Supplied data
* start *

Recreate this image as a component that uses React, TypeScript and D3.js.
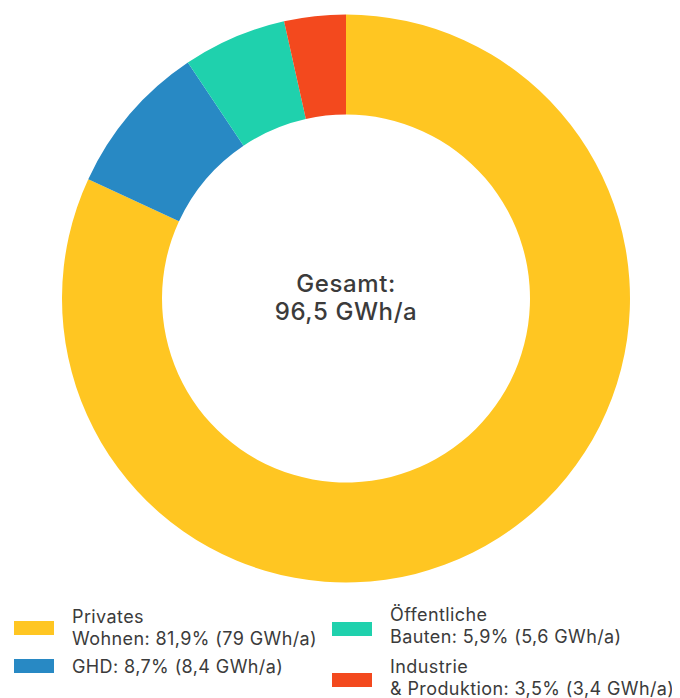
import React, { useEffect, useRef } from 'react';
import * as d3 from 'd3';

interface ISlice {
  label: string;
  value: number;
}

const categories = ['Privates Wohnen', 'GHD', 'Öffentliche Bauten', 'Industrie & Produktion'];
const values = [81.9, 8.7, 5.9, 3.5];
const colors = ['#FFC622', '#2889C4', '#1FD1AD', '#F3491E'];

// legend text lines, as in the reference
const legendLines = [
  ['Privates', 'Wohnen: 81,9% (79 GWh/a)'],
  ['GHD: 8,7% (8,4 GWh/a)'],
  ['Öffentliche', 'Bauten: 5,9% (5,6 GWh/a)'],
  ['Industrie', '& Produktion: 3,5% (3,4 GWh/a)'],
];
const centerLines = ['Gesamt:', '96,5 GWh/a'];

const width = 680;
const height = 690;
const cx = 338;
const cy = 290.5;
const outerRadius = 284;
const innerRadius = 184;
const font = 'Inter, "Noto Sans", sans-serif';
const textColor = '#3b3b3b';

const DonutChart = () => {
  const ref = useRef<SVGSVGElement>(null);

  useEffect(() => {
    const svg = d3.select(ref.current);
    svg.selectAll('*').remove();

    const data: ISlice[] = categories.map((label, i) => ({ label, value: values[i] }));

    const pieGenerator = d3
      .pie<ISlice>()
      .sort(null)
      .value((d) => d.value);

    const arcGenerator = d3
      .arc<d3.PieArcDatum<ISlice>>()
      .innerRadius(innerRadius)
      .outerRadius(outerRadius);

    const g = svg.append('g').attr('transform', `translate(${cx}, ${cy})`);

    g.selectAll('path')
      .data(pieGenerator(data))
      .enter()
      .append('path')
      .attr('d', arcGenerator)
      .style('fill', (_, i) => colors[i]);

    // center label
    g.selectAll('text.center')
      .data(centerLines)
      .enter()
      .append('text')
      .attr('class', 'center')
      .attr('text-anchor', 'middle')
      .attr('y', (_, i) => (i === 0 ? -6.5 : 21.5))
      .style('font-family', font)
      .style('font-size', '24px')
      .style('letter-spacing', '0.6px')
      .style('font-weight', 500)
      .style('fill', textColor)
      .text((d) => d);

    // legend: two columns, two rows
    const legendPos = [
      { x: 6, y: 613, textY: 615 },
      { x: 6, y: 651, textY: 665 },
      { x: 324, y: 614, textY: 613 },
      { x: 324, y: 665, textY: 665 },
    ];

    const legend = svg
      .append('g')
      .selectAll('g')
      .data(legendLines)
      .enter()
      .append('g');

    legend
      .append('rect')
      .attr('x', (_, i) => legendPos[i].x)
      .attr('y', (_, i) => legendPos[i].y)
      .attr('width', 40)
      .attr('height', 14)
      .style('fill', (_, i) => colors[i]);

    legend.each(function (lines, i) {
      const t = d3
        .select(this)
        .append('text')
        .attr('x', legendPos[i].x + 58)
        .attr('y', legendPos[i].textY)
        .style('font-family', font)
        .style('font-size', '18px')
        .style('letter-spacing', '0.4px')
        .style('fill', textColor);
      lines.forEach((line, j) => {
        t.append('tspan')
          .attr('x', legendPos[i].x + 58)
          .attr('dy', j === 0 ? 0 : 21.5)
          .text(line);
      });
    });
  }, []);

  return <svg ref={ref} width={width} height={height} style={{ display: 'block' }} />;
};

export default function App() {
  return <DonutChart />;
}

* end *

Go from the first line of the listing to the line holding "const colors = ['#FFC622', '#2889C4', '#1FD1AD', '#F3491E'];" and, please, transcribe those lines exactly, both included, with no pictures.

Exercise response
Recreate this image as a component that uses React, TypeScript and D3.js.
import React, { useEffect, useRef } from 'react';
import * as d3 from 'd3';

interface ISlice {
  label: string;
  value: number;
}

const categories = ['Privates Wohnen', 'GHD', 'Öffentliche Bauten', 'Industrie & Produktion'];
const values = [81.9, 8.7, 5.9, 3.5];
const colors = ['#FFC622', '#2889C4', '#1FD1AD', '#F3491E'];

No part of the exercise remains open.